Effects of dietary energy source and level and injection of tilmicosin phosphate on immune function in lipopolysaccharide-challenged beef steers.

Authors: REUTER, RYAN - THE NOBEL FOUNDATION, INC; Carroll, Jeffery - Jeff Carroll; Dailey, Jeffery; COOK, BILLY - THE NOBEL FOUNDATION, INC; GALYEAN, MIKE - TEXAS TECH UNIVERSITY

Submitted to: Journal of Animal Science
Publication Type: Peer Reviewed Journal
Publication Acceptance Date: 4/2/2008
Publication Date: 7/31/2008
Citation: Reuter, R., Carroll, J.A., Dailey, J.W., Cook, B., Galyean, M. 2008. Effects of dietary energy source and level and injection of tilmicosin phosphate on immune function in lipopolysaccharide-challenged beef steers. Journal of Animal Science. 86:1963-1976.

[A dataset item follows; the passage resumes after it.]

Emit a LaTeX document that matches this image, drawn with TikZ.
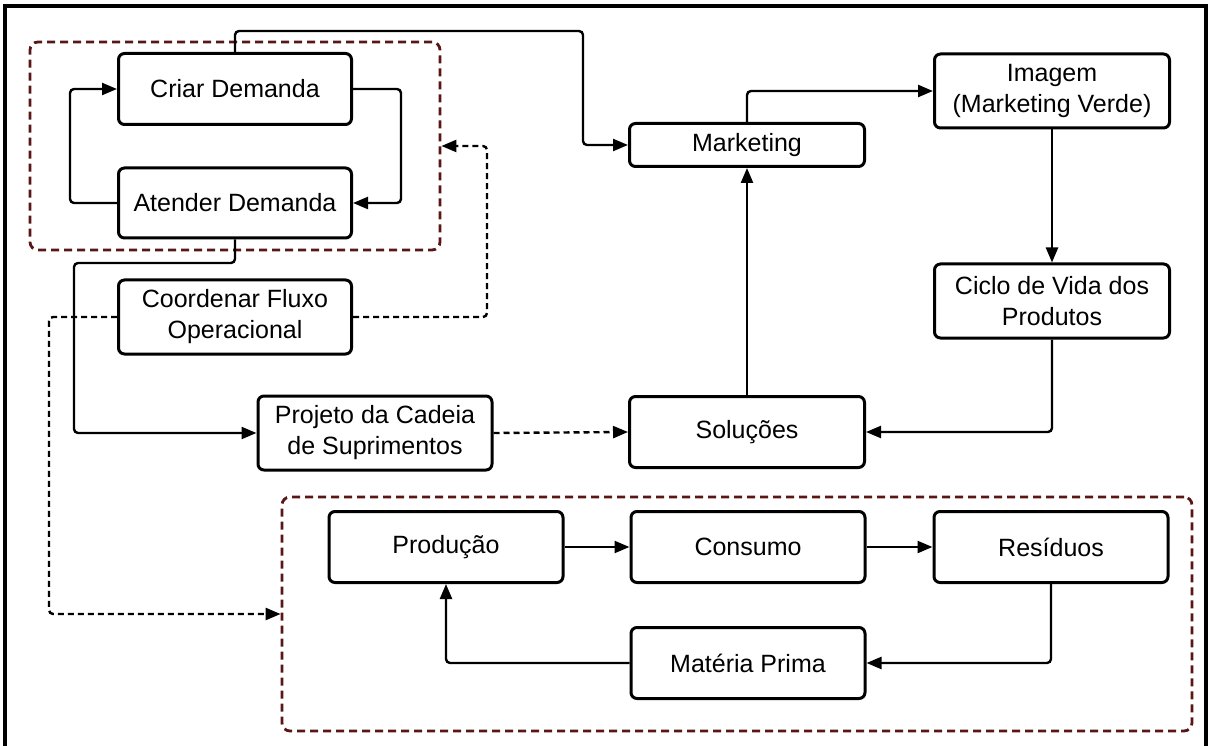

Interpretive Summary: A collaborative study was conducted involving scientists from the Livestock Issues Research Unit, Texas Tech University, and The Noble Foundation to evaluate the potential interactions of dietary energy concentration and/or intake and metaphylactic antibiotic treatment on the immune response of beef calves. Specifically, the objective was to determine the separate effects of dietary energy source and energy concentration, with or without administration of an antibiotic, on the acute-phase response to an E. coli lipopolysaccharide (LPS) challenge in beef steers. Results of this experiment indicate that decreasing the diet concentrate:roughage ratio increased production of pro-inflammatory cytokines in response to the LPS challenge in beef steers. A portion of this response seemed to be caused by decreased energy intake, whereas the remainder seemed to be a direct effect of the ingredients themselves (e.g., grain vs. roughage). In addition, administration of antibiotics accelerated the fever response to the LPS challenge. Antibiotic administration elevated pre-challenge concentration of pro-inflammatory cytokines, and decreased serum amyloid-A profiles following the challenge in cattle on a lower energetic plane of nutrition, but not in cattle on a higher plane. Consideration of potential immunomodulating effects of diets and how those effects might interact with cattle that have already been treated for disease may be warranted in future studies. Additional research is needed to confirm our results and to determine the effects of the intensity of pro-inflammatory response on cattle health in a commercial environment. The results of this research will be of particular interest to beef cattle feedlot managers, veterinarians managing the health of feedlot cattle, and scientists, whether from industry, academia, or industry working in the area of beef cattle production, health, well-being, and alternative management practices.

Technical Abstract: Twenty-four Angus x Hereford crossbred steers (247 ± 2.4 kg BW) were used in a completely random design to evaluate the effect of energy source and level with or without antibiotic administration on measures of immune function. Steers were offered 1 of 3 dietary treatments: a 70% concentrate diet ad libitum (70AL); a 30% concentrate diet ad libitum (30AL); and a 70% concentrate diet offered in an amount calculated to provide NEg intake equal to the 30AL treatment (70RES). Half the steers in each dietary treatment received either a s.c. injection of tilmicosin phosphate (ANTI; 1 ml/30 kg of BW) or an equal volume of saline s.c. (SAL). Steers were offered their respective treatment diets for 28 d and administered the ANTI or SAL injections 2 d before an indwelling catheter was placed in the jugular vein, and 2.0 ug/kg of BW of E. coli lipopolysaccharide (LPS) was administered i.v. Blood serum was collected at 30-min intervals from -2 h to 6 h, and at 8, 12, 24, 48, and 72 h relative to the LPS challenge. Increased energy intake (70AL) increased (P less than or equal to 0.04) DMI, ADG, and rectal temperature (RT) following the challenge compared with the 70RES treatment. The 30AL treatment increased the maximum concentrations and area under the response curve of the proinflammatory cytokines (PIC) interferon gamma (INFgamma), tumor necrosis factor-alpha (TNFalpha), and IL-6 (P less than or equal to 0.05) compared with the average of the 70AL and 70RES treatments. Decreasing energy intake (70RES vs. 70AL) increased IL-6 (P less than or equal to 0.003) and numerically increased INF gamma and TNF alpha (P less than or equal to 0.34 and 0.14, respectively) following LPS administration. Tilmicosin decreased the time to attain maximum RT (P = 0.01) by 1 h without altering the peak RT (P = 0.85), and tilmicosin interacted with energy intake to increase pre-challenge PIC in 70RES vs. 70AL (P less than or equal to 0.05). Results suggest that increased PIC response, presumably resulting from a combination of decreased energy intake and from direct effects of roughage, may be a mode of action for the slight decrease in morbidity that often occurs when newly received, stressed calves are fed receiving diets high in roughage. Antibiotics may have immunomodulatory capacity beyond their direct effects on pathogenic bacteria, and these effects could interact with dietary energy intake.